SET PROBLEM: Using the entries shown below, output the line containing "Write the Apache ECharts code for this chart.", the line containing "const values = [10.2, 20.8, 9.7, 3.0, 43.5, 5.4, 7.4];", and every line between them, exactly. Pictures are omitted.

A block of data
__________

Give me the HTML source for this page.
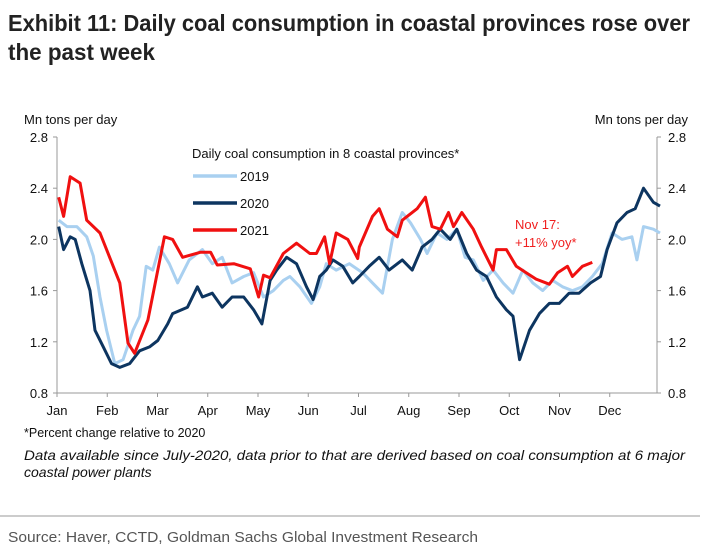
<!DOCTYPE html>
<html><head><meta charset="utf-8"><style>
html,body{margin:0;padding:0;background:#fff;}
svg{display:block;font-family:"Liberation Sans",Arial,sans-serif;}
</style></head><body>
<svg width="710" height="553" viewBox="0 0 710 553">
<text x="8" y="31" font-size="23" font-weight="bold" fill="#222" textLength="682" lengthAdjust="spacingAndGlyphs">Exhibit 11: Daily coal consumption in coastal provinces rose over</text>
<text x="8" y="60" font-size="23" font-weight="bold" fill="#222" textLength="147" lengthAdjust="spacingAndGlyphs">the past week</text>
<text x="24" y="124" font-size="13" fill="#111">Mn tons per day</text>
<text x="688" y="124" font-size="13" fill="#111" text-anchor="end">Mn tons per day</text>
<g id="axes"></g>
<g id="series"></g>
<text x="192" y="158" font-size="13" fill="#111">Daily coal consumption in 8 coastal provinces*</text>
<g><line x1="193" x2="237" y1="176" y2="176" stroke="#a9d0f0" stroke-width="3.5"/><text x="240" y="181" font-size="13" fill="#111">2019</text></g>
<g><line x1="193" x2="237" y1="203" y2="203" stroke="#0d3560" stroke-width="3.5"/><text x="240" y="208" font-size="13" fill="#111">2020</text></g>
<g><line x1="193" x2="237" y1="230" y2="230" stroke="#f01010" stroke-width="3.5"/><text x="240" y="235" font-size="13" fill="#111">2021</text></g>
<text x="515" y="229" font-size="13" fill="#f02020">Nov 17:</text>
<text x="515" y="247" font-size="13" fill="#f02020">+11% yoy*</text>
<text x="24" y="437" font-size="12.5" fill="#111">*Percent change relative to 2020</text>
<text x="24" y="460" font-size="14" font-style="italic" fill="#111" textLength="661" lengthAdjust="spacingAndGlyphs">Data available since July-2020, data prior to that are derived based on coal consumption at 6 major</text>
<text x="24" y="477" font-size="14" font-style="italic" fill="#111">coastal power plants</text>
<line x1="0" x2="700" y1="516" y2="516" stroke="#999" stroke-width="1"/>
<text x="8" y="542" font-size="15" fill="#555" textLength="470" lengthAdjust="spacingAndGlyphs">Source: Haver, CCTD, Goldman Sachs Global Investment Research</text>
</svg>
<script>
const yTicks=[0.8,1.2,1.6,2.0,2.4,2.8];
const yTickLabels=["0.8","1.2","1.6","2.0","2.4","2.8"];
const months=["Jan","Feb","Mar","Apr","May","Jun","Jul","Aug","Sep","Oct","Nov","Dec"];
const days2019=[1,6,12,18,22,26,30,35,40,46,50,54,58,62,68,73,80,88,94,100,106,113,119,125,131,137,141,147,154,159,163,169,177,185,191,197,203,209,214,220,224,230,236,242,247,252,258,264,270,276,282,288,294,300,306,312,318,324,330,336,342,348,351,355,361,365];
const vals2019=[2.15,2.1,2.1,2.02,1.87,1.55,1.29,1.03,1.06,1.29,1.4,1.79,1.76,1.94,1.81,1.66,1.84,1.92,1.81,1.86,1.66,1.71,1.74,1.55,1.6,1.68,1.71,1.63,1.5,1.63,1.81,1.76,1.81,1.74,1.66,1.58,2.0,2.21,2.13,2.0,1.89,2.05,2.0,2.08,1.86,1.84,1.68,1.76,1.66,1.58,1.76,1.66,1.6,1.68,1.63,1.6,1.63,1.71,1.81,2.05,2.0,2.02,1.84,2.1,2.08,2.05];
const days2020=[1,4,8,11,15,20,23,28,33,38,44,50,56,61,67,70,79,85,88,94,100,106,113,119,124,129,133,139,145,151,155,159,163,167,173,179,183,189,195,201,209,215,221,227,232,238,242,248,254,260,266,272,276,280,286,292,298,304,310,316,323,329,333,339,345,350,355,361,365];
const vals2020=[2.1,1.92,2.02,2.0,1.81,1.6,1.29,1.16,1.03,1.0,1.03,1.13,1.16,1.21,1.34,1.42,1.47,1.63,1.55,1.58,1.47,1.55,1.55,1.45,1.34,1.68,1.76,1.86,1.81,1.63,1.53,1.71,1.76,1.84,1.79,1.66,1.71,1.79,1.86,1.76,1.84,1.76,1.94,2.0,2.08,2.0,2.08,1.89,1.76,1.71,1.55,1.45,1.4,1.06,1.29,1.42,1.5,1.5,1.58,1.58,1.66,1.71,1.92,2.13,2.21,2.24,2.4,2.29,2.26,2.42];
const days2021=[1,4,8,14,18,26,34,38,43,47,55,61,65,70,76,87,93,97,107,117,122,125,129,137,145,153,157,162,165,169,176,182,183,191,195,200,206,209,218,223,227,232,237,240,245,252,257,264,266,272,278,284,290,298,303,309,312,318,324];
const vals2021=[2.33,2.18,2.49,2.44,2.15,2.05,1.79,1.66,1.19,1.11,1.37,1.76,2.02,2.0,1.86,1.9,1.9,1.8,1.81,1.77,1.55,1.72,1.7,1.89,1.97,1.89,1.89,2.02,1.81,2.05,2.0,1.85,1.94,2.18,2.24,2.08,2.02,2.15,2.24,2.33,2.1,2.08,2.21,2.1,2.21,2.08,1.94,1.76,1.92,1.92,1.79,1.74,1.69,1.65,1.74,1.79,1.71,1.79,1.82];

const NS="http://www.w3.org/2000/svg";
const X0=57,X1=660,Y0=393,Y1=137;
function xs(d){return X0+(d/365)*(X1-X0);}
function ys(v){return Y0-(v-0.8)/2.0*(Y0-Y1);}
function mk(tag,attrs,parent){const e=document.createElementNS(NS,tag);for(const k in attrs)e.setAttribute(k,attrs[k]);parent.appendChild(e);return e;}
const ax=document.getElementById('axes');
let l=mk('line',{x1:X0,x2:X0,y1:Y1,y2:Y0,stroke:'#999','stroke-width':1},ax);


l=mk('line',{x1:X1-3,x2:X1-3,y1:Y1,y2:Y0,stroke:'#999','stroke-width':1},ax);


l=mk('line',{x1:X0,x2:X1-3,y1:Y0,y2:Y0,stroke:'#999','stroke-width':1},ax);


yTicks.forEach((v,i)=>{
  const y=ys(v);
  mk('line',{x1:X0-4,x2:X0,y1:y,y2:y,stroke:'#999'},ax);
  mk('line',{x1:X1-3,x2:X1+1,y1:y,y2:y,stroke:'#999'},ax);
  let t=mk('text',{x:X0-9,y:y+5,'font-size':13,'text-anchor':'end',fill:'#111'},ax);
  t.textContent=yTickLabels[i];
  
  
  t=mk('text',{x:X1+8,y:y+5,'font-size':13,fill:'#111'},ax);
  t.textContent=yTickLabels[i];
  
  
});
months.forEach((m,i)=>{
  const x=xs(i*365/12);
  mk('line',{x1:x,x2:x,y1:Y0,y2:Y0+4,stroke:'#999'},ax);
  const t=mk('text',{x:x,y:Y0+22,'font-size':13,'text-anchor':'middle',fill:'#111'},ax);
  t.textContent=m;
  
  
});
const sg=document.getElementById('series');
function draw(days,vals,color,name){
  const d=days.map((dd,i)=>(i?'L':'M')+xs(dd).toFixed(1)+' '+ys(vals[i]).toFixed(1)).join(' ');
  const p=mk('path',{d:d,fill:'none',stroke:color,'stroke-width':3,'stroke-linejoin':'round'},sg);
  
  
}
draw(days2019,vals2019,'#a9d0f0','line-2019');
draw(days2020,vals2020,'#0d3560','line-2020');
draw(days2021,vals2021,'#f01010','line-2021');
</script>
</body></html>
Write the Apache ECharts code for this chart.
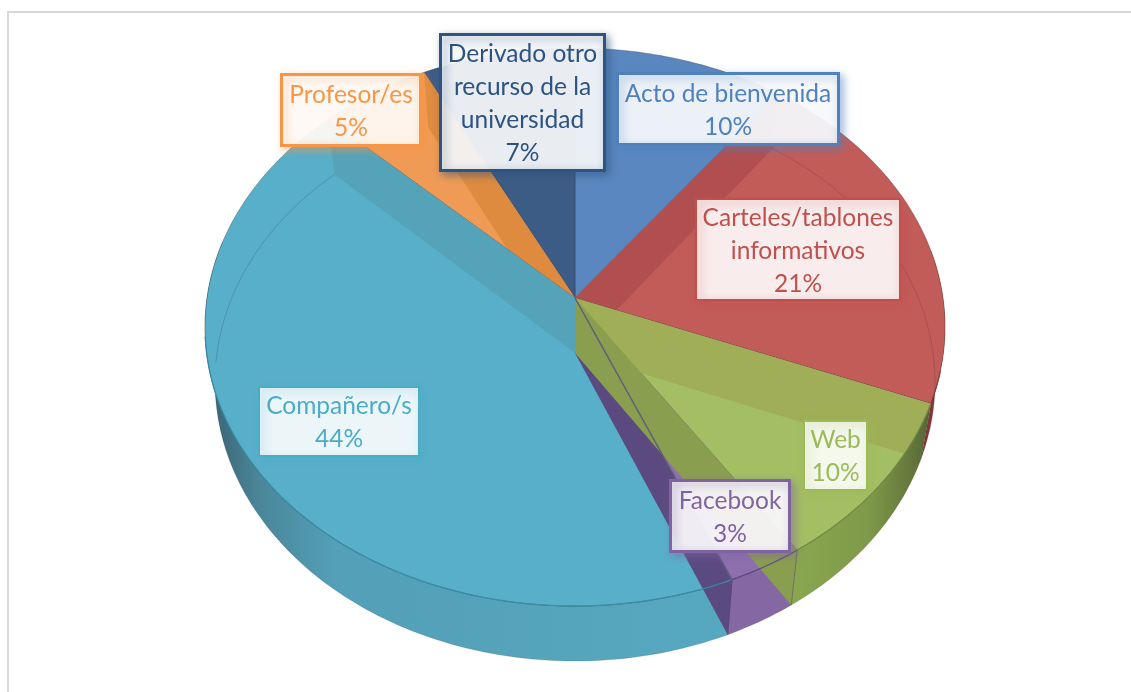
<!DOCTYPE html>
<html>
<head>
<meta charset="utf-8">
<style>html,body{margin:0;padding:0;background:#fff}#chart{width:1131px;height:692px}</style>
<script src="https://cdn.jsdelivr.net/npm/echarts@6/dist/echarts.min.js"></script>
</head>
<body>
<div id="chart"></div>
<script>
// ---- data
const labels = ['Acto de bienvenida','Carteles/tablones\ninformativos','Web','Facebook','Compañero/s','Profesor/es','Derivado otro\nrecurso de la\nuniversidad'];
const values = [10.2, 20.8, 9.7, 3.0, 43.5, 5.4, 7.4];

// ---- styles
const textColors = ['#4f81bd','#c0504d','#9bbb59','#8064a2','#4bacc6','#f79646','#2c5282'];
const topColors  = ['#5a87c0','#c25c59','#a3be63','#8e6fae','#58afc9','#f09b55','#3d5c85'];
// colour of the radial wall standing on each slice boundary (edges[k])
const bandColors = {1:'#b14f50',2:'#9fae57',3:'#8a9e4f',4:'#5b4a80',5:'#55a3b8',6:'#de8b3f'};
const rimColors  = ['#3f628f','#8a3d3c','#728a44','#5b4a80','#3a8ba3','#c77a35','#2c4666'];
const wallStops = [
  [[0,'#4a6f9c'],[1,'#4a6f9c']],
  [[0,'#7c2e2e'],[1,'#8f3a3a']],
  [[0,'#8aa750'],[0.55,'#7f9a4a'],[0.85,'#66793c'],[1,'#55663a']],
  [[0,'#8568a3'],[1,'#8568a3']],
  [[0,'#37606f'],[0.1,'#4a8598'],[0.25,'#53a0b8'],[1,'#56a8c0']],
  [[0,'#de8b3f'],[1,'#de8b3f']],
  [[0,'#2f4d72'],[1,'#2f4d72']]
];
const wallGradX = [[600,800],[900,945],[790,930],[720,800],[205,730],[300,430],[430,575]];
const labelBoxes = [
  {x:616,y:72,w:224,h:74,b:3},{x:695,y:198,w:206,h:103,b:2},{x:803,y:420,w:65,h:71,b:2},
  {x:669,y:479,w:122,h:74,b:3},{x:258,y:386,w:162,h:71,b:2},{x:280,y:73,w:142,h:74,b:3},
  {x:439,y:33,w:167,h:139,b:3}
];
const G = {cx:575, upY:298, lowY:353, upR:368, lowR:358, S:276, k:0.104, wallFrom:80, wallTo:282};

// ---- geometry
const total = values.reduce((a,b)=>a+b,0);
const edges = [0];
values.forEach((v,i)=>edges.push(edges[i]+v/total*360));

function pt(deg, low, r){
  const rr = r===undefined?1:r, a = deg*Math.PI/180;
  const u = rr*Math.sin(a), v = -rr*Math.cos(a), w = 1-G.k*v;
  return [G.cx+(low?G.lowR:G.upR)*u/w, (low?G.lowY:G.upY)+G.S*v/w];
}
function arc(a0,a1,low){
  const n = Math.max(2,Math.ceil(Math.abs(a1-a0))), out=[];
  for(let i=0;i<=n;i++) out.push(pt(a0+(a1-a0)*i/n,low));
  return out;
}
const apexU = pt(0,false,0), apexL = pt(0,true,0);

// painter's order of the pieces of the 3D pie
const layers = [];
[0,1,3,4,5,6].forEach(i=>layers.push(['wall',i]));
[0,6,1,5,3].forEach(i=>layers.push(['top',i]));
layers.push(['band',1],['band',6]);
[2,4].forEach(i=>layers.push(['top',i]));
layers.push(['band',2],['wall',2],['band',4],['band',3],['band',5]);
layers.push(['lowrim',4],['lowrim',1],['lowrim',0]);
[1,2,3,4].forEach(i=>layers.push(['rim',i]));
layers.push(['edge',3],['post',2],['post',3]);

function renderPiece(params){
  const [kind,i] = layers[params.dataIndex];
  const a0 = edges[i], a1 = edges[i+1];
  if(kind==='wall'){
    const s = Math.max(a0,G.wallFrom), e = Math.min(a1,G.wallTo);
    if(e<=s) return {type:'group'};
    const pts = arc(s,e,false).concat(arc(e,s,true));
    return {type:'polygon',shape:{points:pts},style:{
      fill:{type:'linear',global:true,x:wallGradX[i][0],y:0,x2:wallGradX[i][1],y2:0,colorStops:wallStops[i].map(c=>({offset:c[0],color:c[1]}))},
      stroke:'rgba(40,40,50,0.25)',lineWidth:0.6}};
  }
  if(kind==='top'){
    const pts = [apexU].concat(arc(a0,a1,false));
    return {type:'polygon',shape:{points:pts},style:{fill:topColors[i],stroke:'rgba(40,40,50,0.4)',lineWidth:0.8}};
  }
  if(kind==='band'){
    const a = edges[i];
    const pts = [apexU,pt(a,false),pt(a,true),apexL];
    return {type:'polygon',shape:{points:pts},style:{fill:bandColors[i]}};
  }
  if(kind==='rim'){
    const s = Math.max(a0,G.wallFrom+25), e = Math.min(a1,G.wallTo-20);
    return {type:'polyline',shape:{points:arc(s,e,false)},style:{fill:null,stroke:rimColors[i],lineWidth:1.2}};
  }
  if(kind==='lowrim'){
    const rng = i===4 ? [268,a1] : i===1 ? [a0,106] : [12,a1];
    return {type:'polyline',shape:{points:arc(rng[0],rng[1],true)},style:{fill:null,stroke:'rgba(60,40,60,0.28)',lineWidth:0.8}};
  }
  if(kind==='edge'){
    return {type:'polyline',shape:{points:[apexU,pt(a1,false)]},style:{fill:null,stroke:'#5d5f7a',lineWidth:1.5}};
  }
  // 'post': vertical edge of the wall at the slice end
  return {type:'polyline',shape:{points:[pt(a1,false),pt(a1,true)]},style:{fill:null,stroke:i===2?'#6d7468':'#54467a',lineWidth:1}};
}

function renderLabel(params){
  const i = params.dataIndex, b = labelBoxes[i], c = textColors[i];
  const boxColor = i===6?'#2f5480':c;
  const pct = Math.round(values[i])+'%';
  return {type:'group',children:[
    {type:'rect',shape:{x:b.x+b.b/2,y:b.y+b.b/2,width:b.w-b.b,height:b.h-b.b},style:{
      fill:'rgba(255,255,255,0.89)',stroke:boxColor,lineWidth:b.b,
      shadowBlur:8,shadowOffsetX:3,shadowOffsetY:3,shadowColor:echarts.color.modifyAlpha(boxColor,0.55)}},
    {type:'text',style:{x:b.x+b.w/2,y:b.y+b.h/2+1.5,text:labels[i]+'\n'+pct,align:'center',verticalAlign:'middle',
      fill:c,font:'24.5px Lato, "Open Sans", sans-serif',lineHeight:33}}
  ]};
}

const chart = echarts.init(document.getElementById('chart'),null,{renderer:'canvas'});
chart.setOption({
  animation:false,
  backgroundColor:'#fff',
  graphic:[
    {type:'polyline',silent:true,shape:{points:[[8,692],[8,12],[1131,12]]},style:{fill:null,stroke:'#d9d9d9',lineWidth:2}}
  ],
  series:[
    {type:'custom',name:'pie3d',coordinateSystem:'none',silent:true,z:2,
     data:layers.map((l,k)=>[k]),renderItem:renderPiece},
    {type:'custom',name:'labels',coordinateSystem:'none',silent:true,z:5,
     data:values.map((v,i)=>({name:labels[i],value:[v]})),renderItem:renderLabel}
  ]
});
</script>
</body>
</html>
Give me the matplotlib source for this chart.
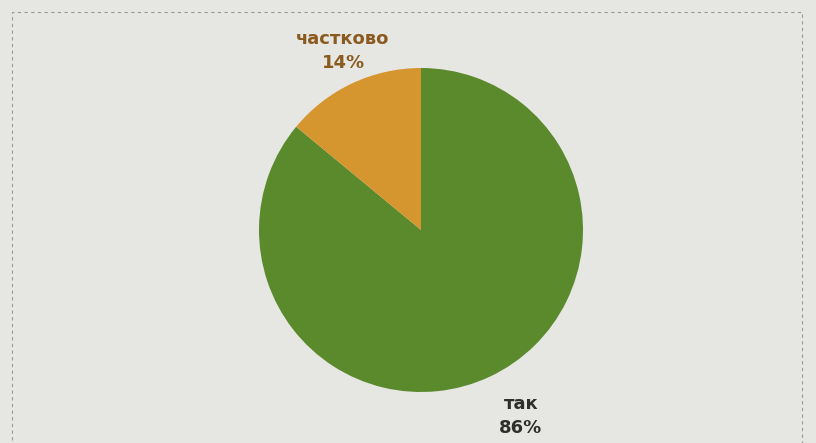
import matplotlib
matplotlib.use("Agg")
import matplotlib.pyplot as plt
from matplotlib.patches import Rectangle

categories = ["так", "частково"]
values = [86, 14]
pct_labels = ["86%", "14%"]
colors = ["#5a8a2c", "#d6962f"]
label_colors = ["#2e2e2a", "#8a5a1e"]

W, H = 816, 443
fig = plt.figure(figsize=(W / 100, H / 100), dpi=100)
fig.patch.set_facecolor("#e6e6e3")
ax = fig.add_axes([0, 0, 1, 1])
ax.set_xlim(0, W)
ax.set_ylim(0, H)
ax.set_aspect("equal")
ax.axis("off")

cx, cy, r = 421, H - 230, 162
ax.pie(values, colors=colors, startangle=90, counterclock=False,
       center=(cx, cy), radius=r, frame=True,
       wedgeprops=dict(linewidth=0))
ax.set_xlim(0, W)
ax.set_ylim(0, H)
ax.axis("off")

ax.add_patch(Rectangle((12, -20), 790, H - 12 + 20, fill=False,
                       edgecolor="#9a9a9a", linestyle=(0, (3, 3)), linewidth=0.8))

pos = {"так": (521, H - 416), "частково": (343, H - 51)}
for cat, p, c in zip(categories, pct_labels, label_colors):
    x, y = pos[cat]
    ax.text(x, y, f"{cat}\n{p}", ha="center", va="center", color=c,
            fontsize=13, fontweight="bold", family="DejaVu Sans", linespacing=1.45)

fig.savefig("out.png", dpi=100, facecolor=fig.get_facecolor())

__________

ANSWER IN FULL:
Write the Apache ECharts code for this chart.
<!DOCTYPE html>
<html>
<head>
<meta charset="utf-8">
<style>html,body{margin:0;padding:0;background:#fff}#chart{width:1131px;height:692px}</style>
<script src="https://cdn.jsdelivr.net/npm/echarts@6/dist/echarts.min.js"></script>
</head>
<body>
<div id="chart"></div>
<script>
// ---- data
const labels = ['Acto de bienvenida','Carteles/tablones\ninformativos','Web','Facebook','Compañero/s','Profesor/es','Derivado otro\nrecurso de la\nuniversidad'];
const values = [10.2, 20.8, 9.7, 3.0, 43.5, 5.4, 7.4];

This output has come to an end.